= Dataset extract =
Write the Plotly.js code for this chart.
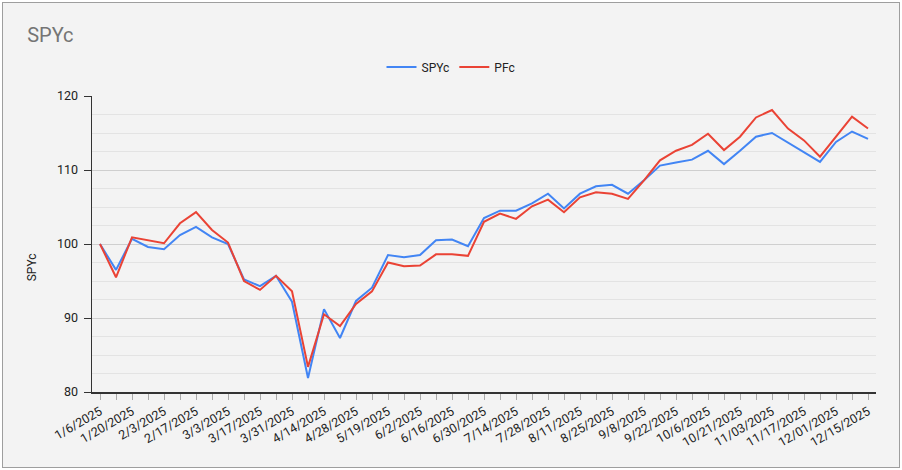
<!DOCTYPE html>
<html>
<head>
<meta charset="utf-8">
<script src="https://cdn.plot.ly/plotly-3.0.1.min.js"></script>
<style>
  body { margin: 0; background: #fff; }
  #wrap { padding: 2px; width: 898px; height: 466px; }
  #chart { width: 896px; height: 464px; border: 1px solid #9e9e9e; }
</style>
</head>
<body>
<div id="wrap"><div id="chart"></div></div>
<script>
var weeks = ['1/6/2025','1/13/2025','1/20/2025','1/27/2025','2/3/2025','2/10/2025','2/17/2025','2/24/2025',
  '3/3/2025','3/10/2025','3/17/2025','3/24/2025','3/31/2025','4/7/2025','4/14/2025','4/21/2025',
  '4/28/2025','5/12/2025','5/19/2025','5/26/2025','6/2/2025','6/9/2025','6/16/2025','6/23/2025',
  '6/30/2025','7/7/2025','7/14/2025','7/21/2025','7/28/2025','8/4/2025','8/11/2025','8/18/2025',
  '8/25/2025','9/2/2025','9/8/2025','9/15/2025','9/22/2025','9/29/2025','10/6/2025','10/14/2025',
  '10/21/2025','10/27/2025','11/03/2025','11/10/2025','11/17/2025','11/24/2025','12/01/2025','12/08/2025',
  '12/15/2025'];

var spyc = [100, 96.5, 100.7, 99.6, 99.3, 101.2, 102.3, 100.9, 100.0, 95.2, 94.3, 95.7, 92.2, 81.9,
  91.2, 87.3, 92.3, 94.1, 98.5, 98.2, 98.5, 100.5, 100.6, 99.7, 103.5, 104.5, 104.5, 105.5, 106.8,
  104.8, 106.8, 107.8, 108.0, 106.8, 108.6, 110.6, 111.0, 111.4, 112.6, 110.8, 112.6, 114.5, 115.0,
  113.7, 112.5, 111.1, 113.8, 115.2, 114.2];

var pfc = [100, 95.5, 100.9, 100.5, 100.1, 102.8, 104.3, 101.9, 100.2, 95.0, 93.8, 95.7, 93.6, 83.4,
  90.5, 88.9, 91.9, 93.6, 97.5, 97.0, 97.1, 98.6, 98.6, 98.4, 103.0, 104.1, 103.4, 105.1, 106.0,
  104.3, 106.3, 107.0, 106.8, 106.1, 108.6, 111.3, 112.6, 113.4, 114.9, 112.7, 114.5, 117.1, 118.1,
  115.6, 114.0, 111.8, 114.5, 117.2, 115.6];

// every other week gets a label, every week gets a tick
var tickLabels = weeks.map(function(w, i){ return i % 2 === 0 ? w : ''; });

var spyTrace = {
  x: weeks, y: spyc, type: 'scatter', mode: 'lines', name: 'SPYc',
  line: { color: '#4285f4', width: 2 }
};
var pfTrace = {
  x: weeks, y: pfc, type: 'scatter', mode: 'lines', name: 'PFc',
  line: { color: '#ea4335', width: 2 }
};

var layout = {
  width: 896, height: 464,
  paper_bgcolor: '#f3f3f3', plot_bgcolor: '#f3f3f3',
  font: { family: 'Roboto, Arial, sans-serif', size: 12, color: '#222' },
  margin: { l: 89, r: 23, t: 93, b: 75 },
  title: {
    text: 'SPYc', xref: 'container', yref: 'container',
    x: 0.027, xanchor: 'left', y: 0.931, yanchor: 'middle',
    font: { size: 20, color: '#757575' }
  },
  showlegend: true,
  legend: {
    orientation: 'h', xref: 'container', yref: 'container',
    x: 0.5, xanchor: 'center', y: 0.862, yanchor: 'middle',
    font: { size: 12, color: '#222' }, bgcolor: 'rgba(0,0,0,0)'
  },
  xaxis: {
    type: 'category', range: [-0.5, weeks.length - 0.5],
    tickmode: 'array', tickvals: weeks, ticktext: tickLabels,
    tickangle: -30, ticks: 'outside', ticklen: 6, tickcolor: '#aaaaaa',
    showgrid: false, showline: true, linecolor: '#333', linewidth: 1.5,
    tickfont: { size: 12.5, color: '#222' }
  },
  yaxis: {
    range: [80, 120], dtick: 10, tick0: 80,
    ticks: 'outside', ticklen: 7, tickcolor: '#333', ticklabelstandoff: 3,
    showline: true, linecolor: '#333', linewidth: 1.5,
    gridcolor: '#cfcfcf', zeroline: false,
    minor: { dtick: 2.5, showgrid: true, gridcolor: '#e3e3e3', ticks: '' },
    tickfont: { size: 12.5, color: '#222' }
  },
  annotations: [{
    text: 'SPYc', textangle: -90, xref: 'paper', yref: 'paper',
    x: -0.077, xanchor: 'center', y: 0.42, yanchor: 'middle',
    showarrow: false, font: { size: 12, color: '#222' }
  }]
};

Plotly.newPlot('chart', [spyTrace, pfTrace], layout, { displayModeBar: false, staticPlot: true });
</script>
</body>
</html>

= Task =
Write out the listing above exactly as it stands, pictures excluded.

= Problem solution =
Write the Plotly.js code for this chart.
<!DOCTYPE html>
<html>
<head>
<meta charset="utf-8">
<script src="https://cdn.plot.ly/plotly-3.0.1.min.js"></script>
<style>
  body { margin: 0; background: #fff; }
  #wrap { padding: 2px; width: 898px; height: 466px; }
  #chart { width: 896px; height: 464px; border: 1px solid #9e9e9e; }
</style>
</head>
<body>
<div id="wrap"><div id="chart"></div></div>
<script>
var weeks = ['1/6/2025','1/13/2025','1/20/2025','1/27/2025','2/3/2025','2/10/2025','2/17/2025','2/24/2025',
  '3/3/2025','3/10/2025','3/17/2025','3/24/2025','3/31/2025','4/7/2025','4/14/2025','4/21/2025',
  '4/28/2025','5/12/2025','5/19/2025','5/26/2025','6/2/2025','6/9/2025','6/16/2025','6/23/2025',
  '6/30/2025','7/7/2025','7/14/2025','7/21/2025','7/28/2025','8/4/2025','8/11/2025','8/18/2025',
  '8/25/2025','9/2/2025','9/8/2025','9/15/2025','9/22/2025','9/29/2025','10/6/2025','10/14/2025',
  '10/21/2025','10/27/2025','11/03/2025','11/10/2025','11/17/2025','11/24/2025','12/01/2025','12/08/2025',
  '12/15/2025'];

var spyc = [100, 96.5, 100.7, 99.6, 99.3, 101.2, 102.3, 100.9, 100.0, 95.2, 94.3, 95.7, 92.2, 81.9,
  91.2, 87.3, 92.3, 94.1, 98.5, 98.2, 98.5, 100.5, 100.6, 99.7, 103.5, 104.5, 104.5, 105.5, 106.8,
  104.8, 106.8, 107.8, 108.0, 106.8, 108.6, 110.6, 111.0, 111.4, 112.6, 110.8, 112.6, 114.5, 115.0,
  113.7, 112.5, 111.1, 113.8, 115.2, 114.2];

var pfc = [100, 95.5, 100.9, 100.5, 100.1, 102.8, 104.3, 101.9, 100.2, 95.0, 93.8, 95.7, 93.6, 83.4,
  90.5, 88.9, 91.9, 93.6, 97.5, 97.0, 97.1, 98.6, 98.6, 98.4, 103.0, 104.1, 103.4, 105.1, 106.0,
  104.3, 106.3, 107.0, 106.8, 106.1, 108.6, 111.3, 112.6, 113.4, 114.9, 112.7, 114.5, 117.1, 118.1,
  115.6, 114.0, 111.8, 114.5, 117.2, 115.6];

// every other week gets a label, every week gets a tick
var tickLabels = weeks.map(function(w, i){ return i % 2 === 0 ? w : ''; });

var spyTrace = {
  x: weeks, y: spyc, type: 'scatter', mode: 'lines', name: 'SPYc',
  line: { color: '#4285f4', width: 2 }
};
var pfTrace = {
  x: weeks, y: pfc, type: 'scatter', mode: 'lines', name: 'PFc',
  line: { color: '#ea4335', width: 2 }
};

var layout = {
  width: 896, height: 464,
  paper_bgcolor: '#f3f3f3', plot_bgcolor: '#f3f3f3',
  font: { family: 'Roboto, Arial, sans-serif', size: 12, color: '#222' },
  margin: { l: 89, r: 23, t: 93, b: 75 },
  title: {
    text: 'SPYc', xref: 'container', yref: 'container',
    x: 0.027, xanchor: 'left', y: 0.931, yanchor: 'middle',
    font: { size: 20, color: '#757575' }
  },
  showlegend: true,
  legend: {
    orientation: 'h', xref: 'container', yref: 'container',
    x: 0.5, xanchor: 'center', y: 0.862, yanchor: 'middle',
    font: { size: 12, color: '#222' }, bgcolor: 'rgba(0,0,0,0)'
  },
  xaxis: {
    type: 'category', range: [-0.5, weeks.length - 0.5],
    tickmode: 'array', tickvals: weeks, ticktext: tickLabels,
    tickangle: -30, ticks: 'outside', ticklen: 6, tickcolor: '#aaaaaa',
    showgrid: false, showline: true, linecolor: '#333', linewidth: 1.5,
    tickfont: { size: 12.5, color: '#222' }
  },
  yaxis: {
    range: [80, 120], dtick: 10, tick0: 80,
    ticks: 'outside', ticklen: 7, tickcolor: '#333', ticklabelstandoff: 3,
    showline: true, linecolor: '#333', linewidth: 1.5,
    gridcolor: '#cfcfcf', zeroline: false,
    minor: { dtick: 2.5, showgrid: true, gridcolor: '#e3e3e3', ticks: '' },
    tickfont: { size: 12.5, color: '#222' }
  },
  annotations: [{
    text: 'SPYc', textangle: -90, xref: 'paper', yref: 'paper',
    x: -0.077, xanchor: 'center', y: 0.42, yanchor: 'middle',
    showarrow: false, font: { size: 12, color: '#222' }
  }]
};

Plotly.newPlot('chart', [spyTrace, pfTrace], layout, { displayModeBar: false, staticPlot: true });
</script>
</body>
</html>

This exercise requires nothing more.